Obviously, cost remains a major concern. Offline targeting of that
75 percent would be ridiculously expensive and unproductive. How
can you best pre-identify that 15 percent subset? The answer lies
in analytics.
Linear regression or cluster segmentation can be cost-effectively
applied to predict those customers most likely, and most unlikely,
to provide e-mail permission. Use the 10 percent of customers that
previously provided their e-mail address as a dependant variable.
You want to find more customers with profile characteristics similar
to this audience. The model will determine those characteristics
and develop a formula, which predicts a likelihood to opt-in score.
Next, run this model across the 75 percent segment of non-email
customers to predict each customer's likelihood to opt-in. This
scoring identifies the customers which the marketer can cost-effectively
focus the task of offline email collection.
Step 4: Least Expensive Offline
Contact Method
Once the model identifies the best target audience, utilize the
least- costly offline contact method possible. Whether it is a postcard
mailing, a billing stuffer, or an inbound customer service call
depends on your situation, but use your least expensive contact
method to ask for their email address.
Don t forget, like any good direct marketing effort, you need an
offer, a reason for your customer to opt-in. The reason could be
a discount promotion available only through email. Often, white
papers make the best offers as they cost little while immediately
demonstrating that you use email to send, not spam, valuable and
relevant information.
When collecting email via postal submission or via telephone, always
send the customer a thank you e-mail confirming their permission
and re-disclose your intended use of their email address with another
opt-out opportunity.
Step 5: Permission Audit Trail
Absolutely, positively, maintain a database log on how you obtained
the customer's permission, when you obtained it, as well as any
steps you took to confirm the permission.

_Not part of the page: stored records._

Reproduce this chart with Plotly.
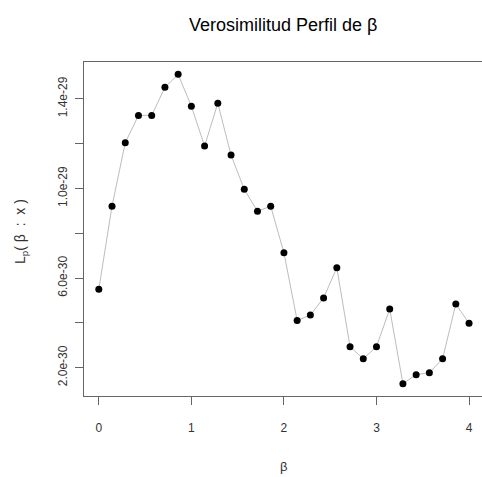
import numpy as np
import plotly.graph_objects as go

# Profile likelihood of beta evaluated on a grid of 29 values in [0, 4]
beta = np.linspace(0, 4, 29)
lp = np.array([
    5.50, 9.21, 12.04, 13.26, 13.26, 14.51, 15.09, 13.67, 11.89, 13.80,
    11.49, 9.96, 8.98, 9.21, 7.13, 4.11, 4.35, 5.11, 6.46, 2.94,
    2.40, 2.94, 4.62, 1.29, 1.69, 1.78, 2.40, 4.84, 3.98,
]) * 1e-30

# labelled y ticks, plus unlabelled ticks in between
y_tickvals = [2e-30, 6e-30, 1e-29, 1.4e-29]
y_ticktext = ["2.0e-30", "6.0e-30", "1.0e-29", "1.4e-29"]
y_minorvals = [4e-30, 8e-30, 1.2e-29]
x_tickvals = [0, 1, 2, 3, 4]
x_ticktext = ["0", "1", "2", "3", "4"]

W, H = 482, 477
L, R, T, B = 84, 0, 62, 81

# R-style 4% padding on the y data range
ymin, ymax = lp.min(), lp.max()
pad = 0.04 * (ymax - ymin)
yrange = [ymin - pad, ymax + pad]

FONT = "Liberation Sans, Arial, sans-serif"
AXIS_COL = "#666666"
TXT_COL = "#333333"
NB = "\u00a0"

fig = go.Figure()
fig.add_trace(go.Scatter(
    x=beta, y=lp, mode="lines+markers",
    line=dict(color="#bdbdbd", width=1),
    marker=dict(color="black", size=7, line=dict(width=0)),
    showlegend=False, hoverinfo="skip",
))

fig.update_layout(
    width=W, height=H,
    margin=dict(l=L, r=R, t=T, b=B, pad=0),
    paper_bgcolor="white", plot_bgcolor="white",
    font=dict(family=FONT, size=12, color=TXT_COL),
    showlegend=False,
    xaxis=dict(
        range=[-0.16, 4.14],
        tickmode="array", tickvals=x_tickvals, ticktext=x_ticktext,
        ticks="outside", ticklen=8, tickcolor=AXIS_COL, tickwidth=1,
        ticklabelstandoff=13,
        showline=True, linecolor=AXIS_COL, linewidth=1, mirror=True,
        showgrid=False, zeroline=False,
        tickfont=dict(size=12, color=TXT_COL),
    ),
    yaxis=dict(
        range=yrange,
        tickmode="array", tickvals=y_tickvals, ticktext=y_ticktext,
        ticks="outside", ticklen=8, tickcolor=AXIS_COL, tickwidth=1,
        minor=dict(tickmode="array", tickvals=y_minorvals, ticks="outside",
                   ticklen=8, tickcolor=AXIS_COL, tickwidth=1, showgrid=False),
        tickangle=-90, ticklabelstandoff=3,
        showline=True, linecolor=AXIS_COL, linewidth=1,
        showgrid=False, zeroline=False,
        tickfont=dict(size=12, color=TXT_COL),
    ),
    annotations=[
        dict(text="Verosimilitud Perfil de β", xref="paper", yref="paper",
             x=0.5, y=1, yanchor="middle", xanchor="center", yshift=T - 25,
             showarrow=False, font=dict(size=18, color="black", family=FONT)),
        dict(text="β", xref="paper", yref="paper", x=0.5, y=0,
             xanchor="center", yanchor="middle", yshift=-(466 - (H - B)),
             showarrow=False, font=dict(size=13, color=TXT_COL, family=FONT)),
        dict(text=f"L<sub>p</sub>({NB}β{NB}{NB}:{NB}{NB}x{NB})",
             xref="paper", yref="paper",
             x=0, y=0.5, xanchor="center", yanchor="middle",
             xshift=-(L - 21), yshift=-(232 - (T + (H - T - B) / 2)),
             textangle=-90, showarrow=False,
             font=dict(size=14, color=TXT_COL, family=FONT)),
    ],
)

fig.write_html("out.html")
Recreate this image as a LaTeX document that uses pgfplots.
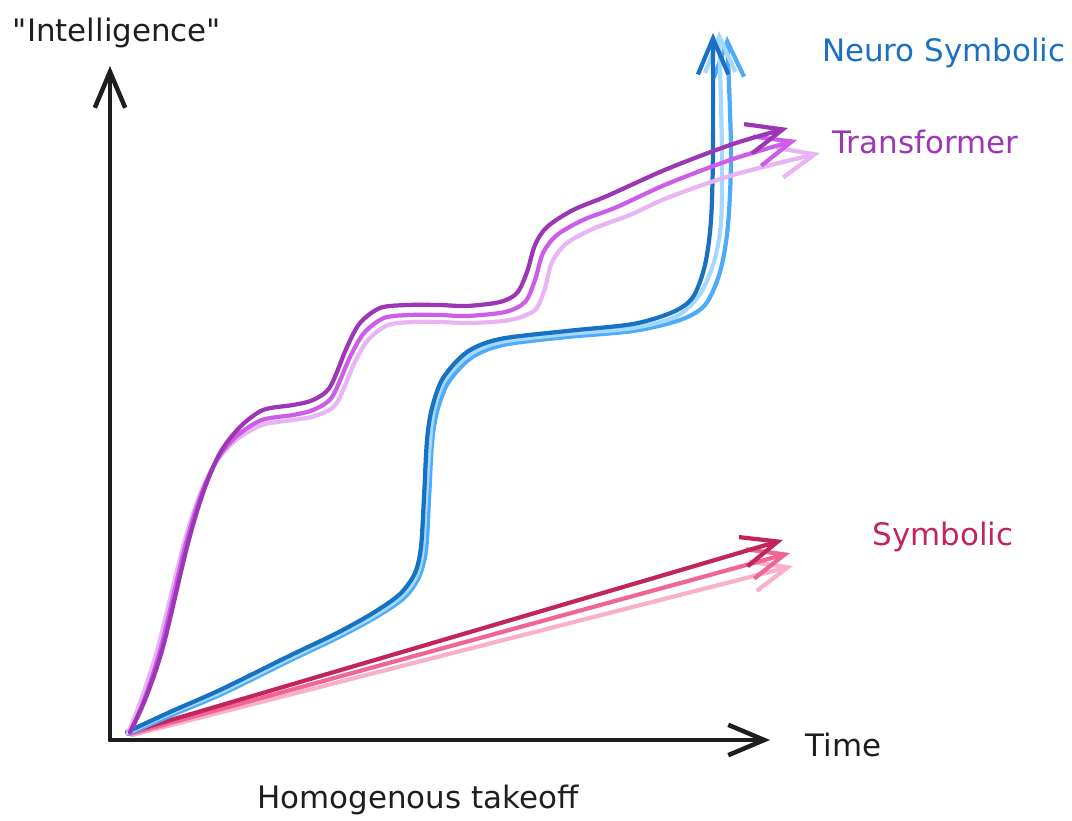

Given the increasing legal implications to email marketing, you
should document every step. Maintain proof that you used only permission
and ethical techniques in building your email database. The inability
to prove this point could undo your email database efforts overnight
if a customer contacts the authorities accusing your company of
spamming.
In summary, building an email database intelligently means setting
realistic goals and employing a combination of appends, analytics,
and offline collection. Documenting the permission confirmation
processes with an audit trail protects your email database investment.
Building a customer email database is certainly not inexpensive.
However, the value gained in terms of decreasing messaging costs,
increasing messaging frequency, and generating incremental revenue
makes an e-mail database a highly worthwhile investment.